First of all, the Panthers were denied their choice spot of a campsite because the Beaver Patrol (our troop's elite corps, comprised of older and more serious Boy Scouts) was given rights to the spot by our adult leaders. Feeling wronged, we decided on revenge and so that night we used our little shovels to dig a trench from the stream straight into the Beaver Patrol's tent. The results were pretty satisfying at first (to the Panthers, not the Beavers) but we were quickly discovered to be the culprits and we were scolded, shamed, properly punished, and warned that we had only one more chance. 

But, like I hinted earlier, there are some boneheads that just aren't cut out for the Scouting life. We behaved ourselves well enough the next day but with the evening, things took a turn for the worse for the Panther Patrol. First of all, they tried to teach us how to make something from small logs that would reflect a campfire's heat back into one’s tent. It was a nifty idea, all right, but instead of reflecting the fire’s heat, ours simply caught on fire itself. Three times.

Next, we got to cutting up a little while making dinner and somehow I managed to brand Jimmy D. with a hot wiener. Now it was only an accident. Scout's honor. After all, Jimmy lived across the street from me and was my friend. In fact, he was so good a friend that I wasn’t even bothered that he used to wear a nylon hose over his head (weighted with a bar of soap in the toe, no less) in order to train his curly hair to lay down a bit. Anyhow, Jimmy played the good Scout about the whole business and didn't snitch me out. Thanks, J.D. What's a smoldering hot dog scar between pals anyhow?

I’m afraid that the comedic complications of the camping trip were not yet over for the troubled Panther Patrol. For that Saturday night, it rained. And I mean, a hard and abundant rain. The other patrols (bless their hearts) stayed dry and warm in their tents. The Panther Patrol didn’t. We were sloppy in pegging our tent down; we didn’t pile dirt over the tent edges; and we had erected the tent on a pretty steep-angled slope. So, when the rain came down, the water ran into our tent, and even beneath the polyethylene sheets we had placed under our sleeping bags. Two of us woke up in the middle of the night thoroughly drenched – and brother, I mean thoroughly. Because not only were we being rained on, the water beneath those plastic sheets had carried us downhill and into the stream just as easy as being on a Slip n’ Slide.

That was the last straw for our Scout leaders and, the way I remember it, the entire Panther Patrol was dismissed from Scout duty -- permanently. In fact, what I heard later may be true; namely, that our names and photos were distributed to the Boy Scouts of America with the warning, “Under no circumstances should a troop undertake to make Scouts out of these rascals. They are a serious danger, both to others and to themselves.”

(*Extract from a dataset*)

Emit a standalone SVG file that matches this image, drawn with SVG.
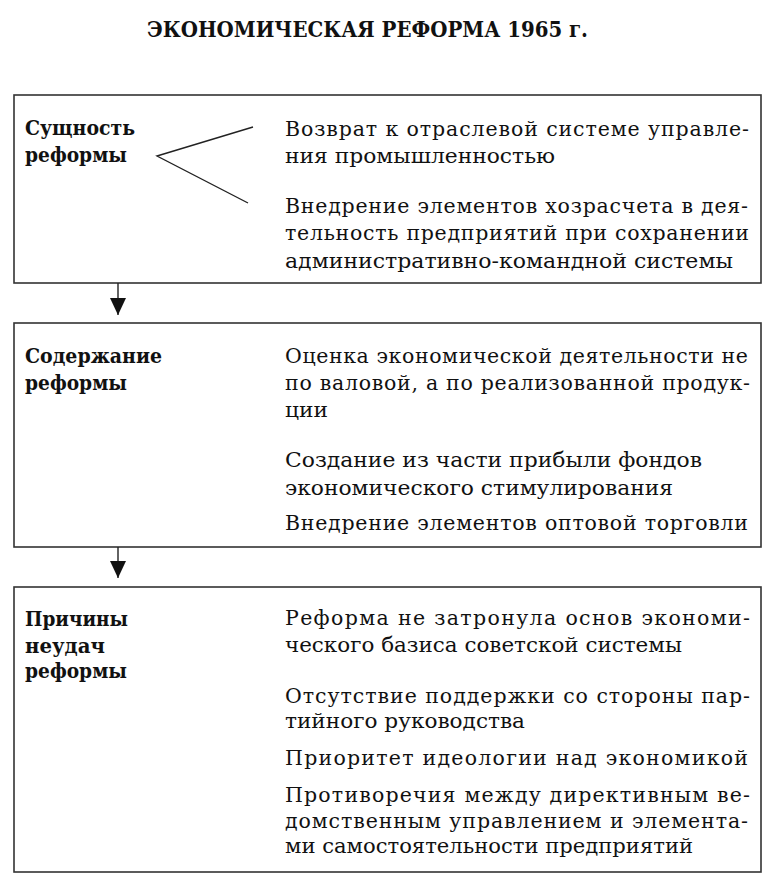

There you have it – a candid, first-person testimonial that not even the Boy Scouts can make a silk purse out of a sow’s ear. Or, more to the point here, they can’t make a Paragon out of a Panther. But, thanks be to God, His mercy CAN accomplish such a miracle. And I’m pleased to say as a postscript to this story that at least two of those problematic Panthers would discover God’s love and forgiveness later on in their lives. And one of them is sending along his heartfelt greetings and prayers with this latest “Anti-Boredom” packet. We miss you and hope we get back to presenting “When Swing Was King” shows very soon.